By the late 1970s, the NSW Government resolved to restructure of electricity distribution areas in New South Wales, which included the reduction of the number of electricity councils. This was implemented on 1 January 1980, with the Mackellar, St George, and Brisbane Water county councils being amalgamated with the Sydney County Council.

==Chairmen==

| Years | Name | Council |
|---|---|---|
| 1951–1954 | Aubrey Hanson Norman | Manly |
| 1954–1955 | James Anderson | Manly |
| 1955–1957 | Leonard McKay | Warringah |
| 1957–1960 | James Henry Brown | Manly |
| 1960–1961 | John Lawrence Fisher | Warringah |
| 1961–1962 | D. A. Button | Manly |
| 1962–1963 | Gordon Brown | Warringah |
| 1963–1966 | D. A. Button | Manly |
| 1966–1967 | E. R. Wilson | Warringah |
| 1967–1969 | W. R. Nicholas | Manly |
| 1969–1970 | David Hay | Manly |
| 1970–1971 | Winston Gray | Warringah |
| 1971–1973 | W. A. Manning | Manly |
| 1973–1974 | Kevin Begaud | Warringah |
| 1974–1975 | A. K. Walker | Manly |
| 1975–1976 | Colin Huntingdon | Warringah |
| 1976–1977 | W. R. Nicholas | Manly |
| 1977 | Colin Huntingdon | Warringah |
| 1977–1978 | W. A. Manning | Manly |
| 1978–1980 | Peter Dawson | Warringah |

===County Clerks===

| Years | Name |
|---|---|
| 1951–1961 | W. F. Horn |
| 1961–1970 | P. F. H. Cattley |
| 1970–1980 | E. F. G. Dibley |

==Common Seal==
Soon after the Council's establishment, the councillors resolved to commission a 'Common Seal' to be the primary visual identifier for the council. The Council asked the eminent local historian and President of the Manly and Warringah District Historical Society, Percy Walter Gledhill FRAHS to draw up a heraldic design that represented the area over which the council had responsibilities. Gledhill, who had noted to the Sydney Morning Herald that "They wanted something historic, something to represent light and something from the so-called arms of Manly and Warringah. Those arms aren't registered either, you know", made the following description of his design to the council:

"The scroll bears the name 'MACKELLAR COUNTY COUNCIL' and if desired the date of its institution could be added by placing beneath the scroll the date 1951.
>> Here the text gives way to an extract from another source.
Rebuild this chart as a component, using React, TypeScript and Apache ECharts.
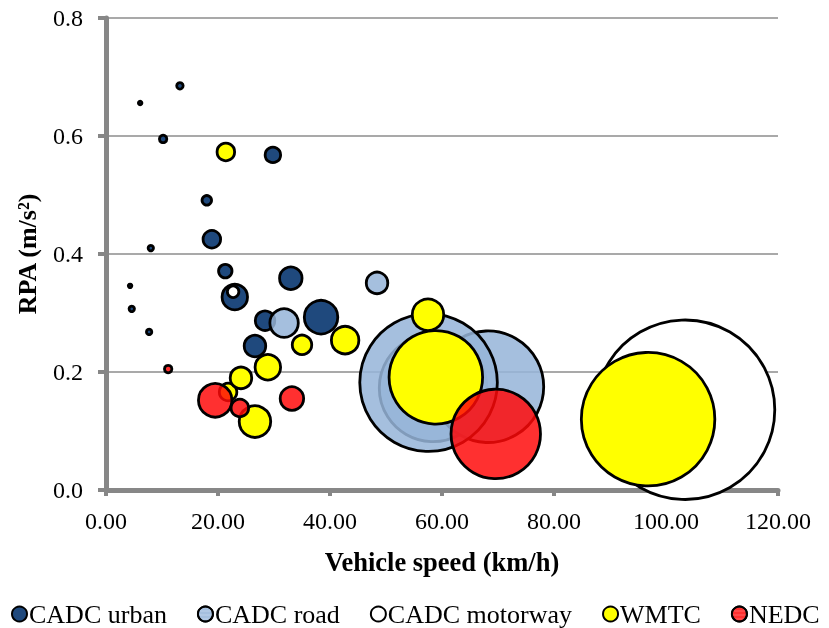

The lower portion of the seal shows the landing of the first white man in Manly, viz., Governor Phillip, on 21st January 1788. The two aboriginals shown holding spears representing the original holders of the country. Phillip speaking of the Manly blacks said 'their confidence and manly behaviour induced me to give the name Manly Cove to this place'. The Barrenjoey lighthouse shown is erected at the extreme north of the area of the County Council and is emblematic of light, from the beacon lights of mediaeval times to the modern lights of today.

The flannel flowers remind us of what has been looked upon as the emblem of Warringah. This, together with the waratahs, are symbolic of the wild flowers of the district. The colours of the flowers, white and red, represent the English colours."